I just played around with it a bit. If you add 10..0 as BigDecimal it turns to null indeed. You need BigInteger encoding support to be able to get 10..02. (For which I made a pull request #182, it's merged and will appear in GH packages shortly for you to try). After that:

data class A(val value: BigInteger)

val df = dsOf(A(2.toBigInteger()))
    .showDS()
    .also { println(it.dtypes().toList()) }

+---+
| _1|
+---+
|  2|
+---+

[(_1,DecimalType(38,0))]

df
    .map { A(it.value.add(BigInteger("1" + "0".repeat(20)))) }
    .showDS(truncate = false)
    .also { println(it.dtypes().toList()) }

+---------------------+
|value                |
+---------------------+
|100000000000000000002|
+---------------------+

[(value,DecimalType(38,0))]

Jonas Irgens Kylling · Answer 13 · Thu Sep 22 2022 22:00:28 GMT+0800 (China Standard Time)

I just played around with it a bit.

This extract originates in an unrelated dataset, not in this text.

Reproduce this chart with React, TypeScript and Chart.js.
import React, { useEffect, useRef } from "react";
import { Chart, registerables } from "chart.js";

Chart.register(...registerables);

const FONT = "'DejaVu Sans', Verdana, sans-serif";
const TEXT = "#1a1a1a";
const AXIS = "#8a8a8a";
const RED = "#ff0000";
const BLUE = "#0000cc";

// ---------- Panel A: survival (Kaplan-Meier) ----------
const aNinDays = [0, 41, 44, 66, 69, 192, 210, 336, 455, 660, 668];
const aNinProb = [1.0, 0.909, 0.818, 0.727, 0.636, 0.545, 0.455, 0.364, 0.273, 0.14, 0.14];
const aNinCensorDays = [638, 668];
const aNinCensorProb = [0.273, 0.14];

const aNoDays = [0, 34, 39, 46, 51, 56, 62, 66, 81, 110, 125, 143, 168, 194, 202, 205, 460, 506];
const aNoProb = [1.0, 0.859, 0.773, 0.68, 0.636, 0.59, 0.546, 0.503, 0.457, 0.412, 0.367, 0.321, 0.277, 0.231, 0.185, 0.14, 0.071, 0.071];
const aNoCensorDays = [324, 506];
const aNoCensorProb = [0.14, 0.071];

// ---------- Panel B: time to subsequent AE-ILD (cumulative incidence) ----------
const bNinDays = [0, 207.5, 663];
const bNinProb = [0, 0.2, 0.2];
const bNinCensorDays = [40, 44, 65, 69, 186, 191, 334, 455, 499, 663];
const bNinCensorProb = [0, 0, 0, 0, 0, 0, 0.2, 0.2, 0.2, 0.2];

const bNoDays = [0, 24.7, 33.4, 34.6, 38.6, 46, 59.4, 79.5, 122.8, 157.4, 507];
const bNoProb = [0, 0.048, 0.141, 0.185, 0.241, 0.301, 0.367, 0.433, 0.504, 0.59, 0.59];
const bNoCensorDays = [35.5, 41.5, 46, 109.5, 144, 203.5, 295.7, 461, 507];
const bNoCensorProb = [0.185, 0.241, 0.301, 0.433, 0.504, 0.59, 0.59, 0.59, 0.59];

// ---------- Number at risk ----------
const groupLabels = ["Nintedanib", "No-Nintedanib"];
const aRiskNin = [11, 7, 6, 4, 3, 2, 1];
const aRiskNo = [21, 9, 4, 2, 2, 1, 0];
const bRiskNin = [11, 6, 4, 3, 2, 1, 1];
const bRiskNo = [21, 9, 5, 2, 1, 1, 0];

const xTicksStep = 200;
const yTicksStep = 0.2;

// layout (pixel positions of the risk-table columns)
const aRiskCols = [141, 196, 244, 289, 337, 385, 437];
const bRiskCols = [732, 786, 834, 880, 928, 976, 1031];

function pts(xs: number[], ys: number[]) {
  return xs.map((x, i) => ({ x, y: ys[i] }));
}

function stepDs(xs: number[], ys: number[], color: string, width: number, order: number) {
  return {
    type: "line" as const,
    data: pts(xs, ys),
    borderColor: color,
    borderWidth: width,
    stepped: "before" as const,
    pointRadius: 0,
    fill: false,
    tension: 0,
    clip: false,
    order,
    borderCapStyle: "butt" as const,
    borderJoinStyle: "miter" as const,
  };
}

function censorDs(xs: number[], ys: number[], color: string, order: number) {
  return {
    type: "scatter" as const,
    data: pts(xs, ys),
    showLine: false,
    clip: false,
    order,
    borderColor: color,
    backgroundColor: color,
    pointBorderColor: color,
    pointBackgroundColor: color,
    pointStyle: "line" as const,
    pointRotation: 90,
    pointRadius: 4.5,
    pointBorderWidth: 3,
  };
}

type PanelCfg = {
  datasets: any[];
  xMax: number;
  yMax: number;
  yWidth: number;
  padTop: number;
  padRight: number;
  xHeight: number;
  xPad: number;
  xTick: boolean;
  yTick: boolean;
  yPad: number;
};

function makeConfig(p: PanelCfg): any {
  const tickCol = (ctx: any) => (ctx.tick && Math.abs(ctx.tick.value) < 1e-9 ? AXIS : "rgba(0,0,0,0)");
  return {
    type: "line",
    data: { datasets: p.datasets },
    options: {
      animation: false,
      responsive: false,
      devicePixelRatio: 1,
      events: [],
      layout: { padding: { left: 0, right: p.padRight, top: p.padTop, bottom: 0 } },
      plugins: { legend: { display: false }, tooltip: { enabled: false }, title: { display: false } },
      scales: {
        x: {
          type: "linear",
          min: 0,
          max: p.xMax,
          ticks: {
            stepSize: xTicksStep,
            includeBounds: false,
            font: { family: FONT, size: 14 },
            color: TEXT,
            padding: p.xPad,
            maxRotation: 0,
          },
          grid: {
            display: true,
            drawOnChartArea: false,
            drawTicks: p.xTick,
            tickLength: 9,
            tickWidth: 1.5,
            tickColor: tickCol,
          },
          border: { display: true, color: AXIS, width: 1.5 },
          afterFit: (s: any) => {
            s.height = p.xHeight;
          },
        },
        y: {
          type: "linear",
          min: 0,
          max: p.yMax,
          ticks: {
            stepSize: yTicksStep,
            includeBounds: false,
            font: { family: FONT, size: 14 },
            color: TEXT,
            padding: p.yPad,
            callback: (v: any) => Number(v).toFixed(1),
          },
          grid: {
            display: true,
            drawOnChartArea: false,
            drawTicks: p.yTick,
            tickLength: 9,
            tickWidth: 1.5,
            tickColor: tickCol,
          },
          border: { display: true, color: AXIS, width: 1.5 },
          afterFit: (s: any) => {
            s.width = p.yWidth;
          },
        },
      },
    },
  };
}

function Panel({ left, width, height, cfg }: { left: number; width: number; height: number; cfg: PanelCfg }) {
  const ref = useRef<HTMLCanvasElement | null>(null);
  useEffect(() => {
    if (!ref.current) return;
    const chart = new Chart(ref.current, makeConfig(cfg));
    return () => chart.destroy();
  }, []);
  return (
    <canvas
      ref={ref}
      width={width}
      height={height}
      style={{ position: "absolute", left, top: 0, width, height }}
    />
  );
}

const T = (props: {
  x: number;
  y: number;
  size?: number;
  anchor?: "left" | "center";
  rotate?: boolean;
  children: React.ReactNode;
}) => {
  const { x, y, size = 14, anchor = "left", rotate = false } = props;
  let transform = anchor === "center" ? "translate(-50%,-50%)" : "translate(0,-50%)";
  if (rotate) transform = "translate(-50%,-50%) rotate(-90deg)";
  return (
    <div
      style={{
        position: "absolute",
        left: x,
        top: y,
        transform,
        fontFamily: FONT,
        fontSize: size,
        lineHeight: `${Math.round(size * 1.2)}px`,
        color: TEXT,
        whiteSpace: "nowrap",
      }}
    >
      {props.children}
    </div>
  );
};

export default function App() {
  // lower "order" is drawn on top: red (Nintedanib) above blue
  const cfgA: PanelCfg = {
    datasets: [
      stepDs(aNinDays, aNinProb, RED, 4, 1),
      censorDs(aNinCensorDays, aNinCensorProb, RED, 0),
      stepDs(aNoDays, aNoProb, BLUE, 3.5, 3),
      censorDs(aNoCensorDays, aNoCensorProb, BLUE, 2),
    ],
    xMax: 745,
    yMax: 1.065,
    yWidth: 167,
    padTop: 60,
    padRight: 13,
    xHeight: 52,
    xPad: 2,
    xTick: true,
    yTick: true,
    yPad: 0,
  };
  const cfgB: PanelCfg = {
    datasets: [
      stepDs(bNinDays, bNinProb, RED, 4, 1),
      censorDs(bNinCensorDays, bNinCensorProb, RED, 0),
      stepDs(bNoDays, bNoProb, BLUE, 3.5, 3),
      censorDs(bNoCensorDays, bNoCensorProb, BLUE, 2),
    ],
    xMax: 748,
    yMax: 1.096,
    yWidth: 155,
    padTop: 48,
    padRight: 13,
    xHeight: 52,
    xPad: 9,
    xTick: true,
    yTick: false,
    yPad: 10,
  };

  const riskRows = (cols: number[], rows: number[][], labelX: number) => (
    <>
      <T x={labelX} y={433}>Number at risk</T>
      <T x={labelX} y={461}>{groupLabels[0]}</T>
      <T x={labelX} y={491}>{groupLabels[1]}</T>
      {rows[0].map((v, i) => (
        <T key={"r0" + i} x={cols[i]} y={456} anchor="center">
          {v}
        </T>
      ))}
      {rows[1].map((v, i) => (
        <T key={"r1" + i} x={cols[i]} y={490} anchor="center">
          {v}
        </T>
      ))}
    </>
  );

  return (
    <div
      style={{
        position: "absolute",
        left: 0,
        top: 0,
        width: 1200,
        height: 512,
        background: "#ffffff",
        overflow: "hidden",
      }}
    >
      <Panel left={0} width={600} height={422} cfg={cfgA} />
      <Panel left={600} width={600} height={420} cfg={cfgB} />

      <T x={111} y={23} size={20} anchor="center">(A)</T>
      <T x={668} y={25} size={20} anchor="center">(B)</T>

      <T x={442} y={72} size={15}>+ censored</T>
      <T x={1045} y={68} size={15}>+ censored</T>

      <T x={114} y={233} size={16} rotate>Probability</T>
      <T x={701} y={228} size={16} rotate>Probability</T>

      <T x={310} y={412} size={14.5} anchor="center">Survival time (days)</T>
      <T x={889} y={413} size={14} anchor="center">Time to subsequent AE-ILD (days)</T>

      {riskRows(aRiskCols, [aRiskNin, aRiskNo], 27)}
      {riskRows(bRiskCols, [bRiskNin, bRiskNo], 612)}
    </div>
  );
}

If you add 10..0 as BigDecimal it turns to null indeed. You need BigInteger encoding support to be able to get 10..02. (For which I made a pull request #182, it's merged and will appear in GH packages shortly for you to try). After that:
data class A(val value: BigInteger)

val df = dsOf(A(2.toBigInteger()))
    .showDS()
    .also { println(it.dtypes().toList()) }
+---+
| _1|
+---+
|  2|
+---+

[(_1,DecimalType(38,0))]
df
    .map { A(it.value.add(BigInteger("1" + "0".repeat(20)))) }
    .showDS(truncate = false)
    .also { println(it.dtypes().toList()) }
+---------------------+
|value                |
+---------------------+
|100000000000000000002|
+---------------------+

[(value,DecimalType(38,0))]

Great! Thank you for fixing this! I'll give it a go soon.